Coletto believes it’s too early to write Singh off, assuming he can win the byelection, or the NDP, regardless of its leadership. His research suggests that just under 10 per cent of Canadians who back a specific party today say they’re very likely to change their minds between now and the election.
“The real fluidity is on the left side of the spectrum, it’s the Liberals and New Democrats and Greens and where those voters — more of them voted Liberal last time but some of them have now left that red tent — where do they end up? So I think there is a potential volatility,” Coletto says.
By contrast, he says, “The Conservative vote is much more solid.”
Which is not to say the Conservatives won’t face their own potential for vote splitting. Bernier’s upstart People’s Party has thus far not made much of a dent in Tory support but Coletto notes it doesn’t have to win any seats to have an impact. If it siphons off just one percentage point of votes from the Conservatives, it could help Liberals win in close-fought ridings and make the difference between a minority or majority government.

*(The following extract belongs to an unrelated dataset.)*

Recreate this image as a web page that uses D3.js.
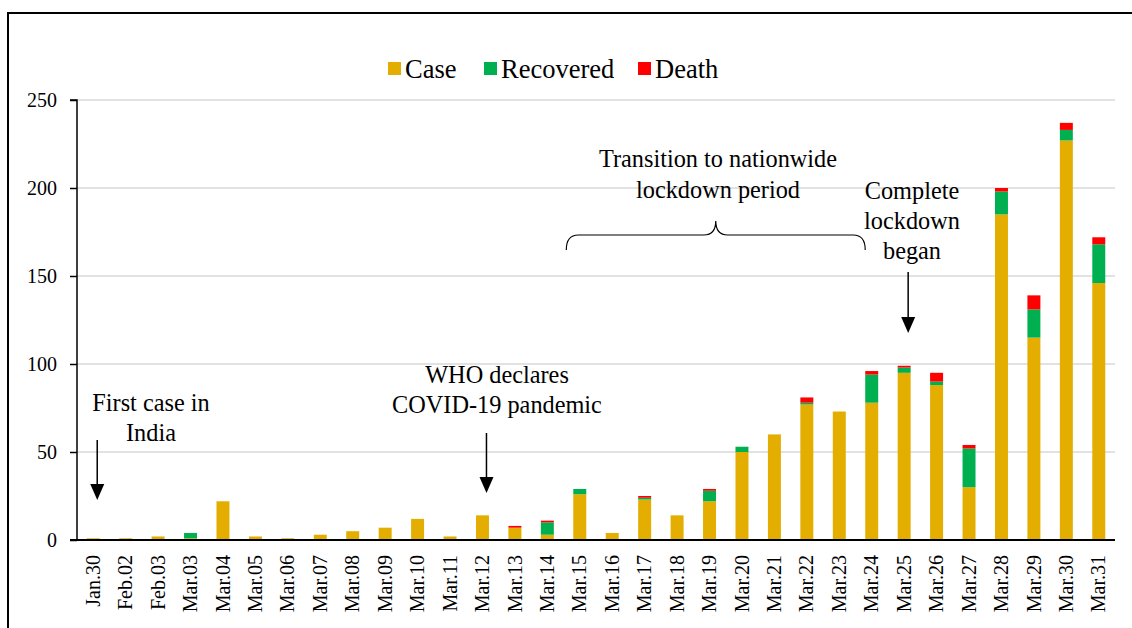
<!DOCTYPE html>
<html>
<head>
<meta charset="utf-8">
<script src="https://cdn.jsdelivr.net/npm/d3@7"></script>
<style>
	body { margin: 0; background: #fff; }
	svg text { font-family: "Liberation Serif", "Times New Roman", serif; fill: #000; }
</style>
</head>
<body>
<div id="chart"></div>
<script>
const dates = ["Jan.30","Feb.02","Feb.03","Mar.03","Mar.04","Mar.05","Mar.06","Mar.07","Mar.08","Mar.09",
	"Mar.10","Mar.11","Mar.12","Mar.13","Mar.14","Mar.15","Mar.16","Mar.17","Mar.18","Mar.19","Mar.20",
	"Mar.21","Mar.22","Mar.23","Mar.24","Mar.25","Mar.26","Mar.27","Mar.28","Mar.29","Mar.30","Mar.31"];
const cases     = [1,1,2,1,22,2,1,3,5,7,12,2,14,7,3,26,4,23,14,22,50,60,77,73,78,95,88,30,185,115,227,146];
const recovered = [0,0,0,3,0,0,0,0,0,0,0,0,0,0,7,3,0,1,0,6,3,0,1,0,16,3,2,22,13,16,6,22];
const deaths    = [0,0,0,0,0,0,0,0,0,0,0,0,0,1,1,0,0,1,0,1,0,0,3,0,2,1,5,2,2,8,4,4];
const yTicks = [0,50,100,150,200,250];
const seriesNames = ["Case","Recovered","Death"];
const colors = ["#E3AE00","#00B050","#FF0000"];

const width = 1132, height = 628;
const plotLeft = 77, plotRight = 1115, plotTop = 100, plotBottom = 540;

const svg = d3.select("div#chart")
	.append("svg")
		.attr("width", width)
		.attr("height", height);

// outer frame (cropped at right and bottom)
svg.append("path")
	.attr("d", `M8,${height + 5} L8,13 L${width + 5},13`)
	.attr("fill", "none")
	.attr("stroke", "#000")
	.attr("stroke-width", 2);

const rows = dates.map((d, i) => ({date: d, Case: cases[i], Recovered: recovered[i], Death: deaths[i]}));

const x = d3.scaleBand().domain(dates).range([plotLeft, plotRight]).paddingInner(0.6).paddingOuter(0.3);
const y = d3.scaleLinear().domain([0, 250]).range([plotBottom, plotTop]);

// gridlines
svg.append("g")
	.selectAll("line")
	.data(yTicks.filter(t => t > 0))
	.enter()
	.append("line")
		.attr("x1", plotLeft)
		.attr("x2", plotRight)
		.attr("y1", d => y(d))
		.attr("y2", d => y(d))
		.attr("stroke", "#d9d9d9")
		.attr("stroke-width", 1.5);

const stack = d3.stack().keys(seriesNames)(rows);

svg.append("g")
	.selectAll("g")
	.data(stack)
	.enter()
	.append("g")
		.attr("fill", (d, i) => colors[i])
	.selectAll("rect")
	.data(d => d)
	.enter()
	.append("rect")
		.attr("x", d => x(d.data.date))
		.attr("width", x.bandwidth())
		.attr("y", d => y(d[1]))
		.attr("height", d => y(d[0]) - y(d[1]));

// y axis
const axisY = d3.axisLeft(y).tickValues(yTicks).tickSize(7).tickPadding(13);
const gy = svg.append("g")
	.attr("transform", `translate(${plotLeft},0)`)
	.call(axisY);
gy.select(".domain").attr("stroke", "#000").attr("stroke-width", 1.5).attr("d", `M-7,${plotTop}H0V${plotBottom}`);
gy.selectAll(".tick line").attr("stroke", "#000").attr("stroke-width", 1.5);
gy.selectAll(".tick text").attr("font-size", 20).attr("font-family", "Liberation Serif, serif");

// x axis
const axisX = d3.axisBottom(x).tickSize(0).tickPadding(15);
const gx = svg.append("g")
	.attr("transform", `translate(0,${plotBottom})`)
	.call(axisX);
gx.select(".domain").attr("stroke", "#000").attr("stroke-width", 2).attr("d", `M${plotLeft - 7},0H${plotRight}`);
gx.selectAll(".tick text")
	.attr("font-size", 20)
	.attr("font-family", "Liberation Serif, serif")
	.attr("text-anchor", "end")
	.attr("transform", "rotate(-90)")
	.attr("x", -15)
	.attr("y", 0)
	.attr("dy", ".33em");

// legend
const legend = svg.append("g");
const legendX = [388, 484, 638];
seriesNames.forEach((name, i) => {
	legend.append("rect")
		.attr("x", legendX[i]).attr("y", 62)
		.attr("width", 13).attr("height", 13)
		.attr("fill", colors[i]);
	legend.append("text")
		.attr("x", legendX[i] + 17).attr("y", 78)
		.attr("font-size", 26.5)
		.text(name);
});

// annotations
function note(lines, cx, baseline, lineGap) {
	const t = svg.append("text")
		.attr("text-anchor", "middle")
		.attr("font-size", 24.3);
	lines.forEach((l, i) => {
		t.append("tspan").attr("x", cx).attr("y", baseline + i * lineGap).text(l);
	});
}

function arrow(date, y1, y2) {
	const ax = x(date) + x.bandwidth() / 2 + 4;
	svg.append("line")
		.attr("x1", ax).attr("x2", ax)
		.attr("y1", y1).attr("y2", y2 - 15)
		.attr("stroke", "#000").attr("stroke-width", 1.5);
	svg.append("path")
		.attr("d", `M${ax - 7},${y2 - 16} L${ax + 7},${y2 - 16} L${ax},${y2} Z`)
		.attr("fill", "#000");
}

note(["First case in", "India"], 151, 411, 30);
arrow("Jan.30", 440, 500);

note(["WHO declares", "COVID-19 pandemic"], 497, 383, 30);
arrow("Mar.12", 433, 493);

note(["Transition to nationwide", "lockdown period"], 718, 167, 31);

note(["Complete", "lockdown", "began"], 912, 199, 30);
arrow("Mar.25", 272, 333);

// brace over the transition period
const bx1 = x("Mar.15") - 7, bx2 = x("Mar.24"), bmid = (bx1 + bx2) / 2;
svg.append("path")
	.attr("d", `M${bx1},250 Q${bx1},235 ${bx1 + 12},235 L${bmid - 12},235 Q${bmid},235 ${bmid},221 Q${bmid},235 ${bmid + 12},235 L${bx2 - 12},235 Q${bx2},235 ${bx2},250`)
	.attr("fill", "none")
	.attr("stroke", "#000")
	.attr("stroke-width", 1.2);
</script>
</body>
</html>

Moreover, Coletto says Bernier, who prides himself on his willingness to take politically dangerous stances on things like supply management, immigration and multiculturalism, may force Scheer to go further down those roads than he’d like — or than mainstream Canadians are comfortable with — to protect his right flank.
Which would likely suit Trudeau just fine. He’s already trying to frame the election as a choice between positive Liberals who try to bring Canadians together and divisive Conservatives who prey on Canadians’ fears and prejudices.
It’s essentially a replay of one of the major themes of the 2015 campaign and one Coletto says might actually have more resonance now as the vast majority of Canadians recoil in horror from Trump’s angry, divisive style of politics. If so, Trudeau might finally have a reason to thank Trump.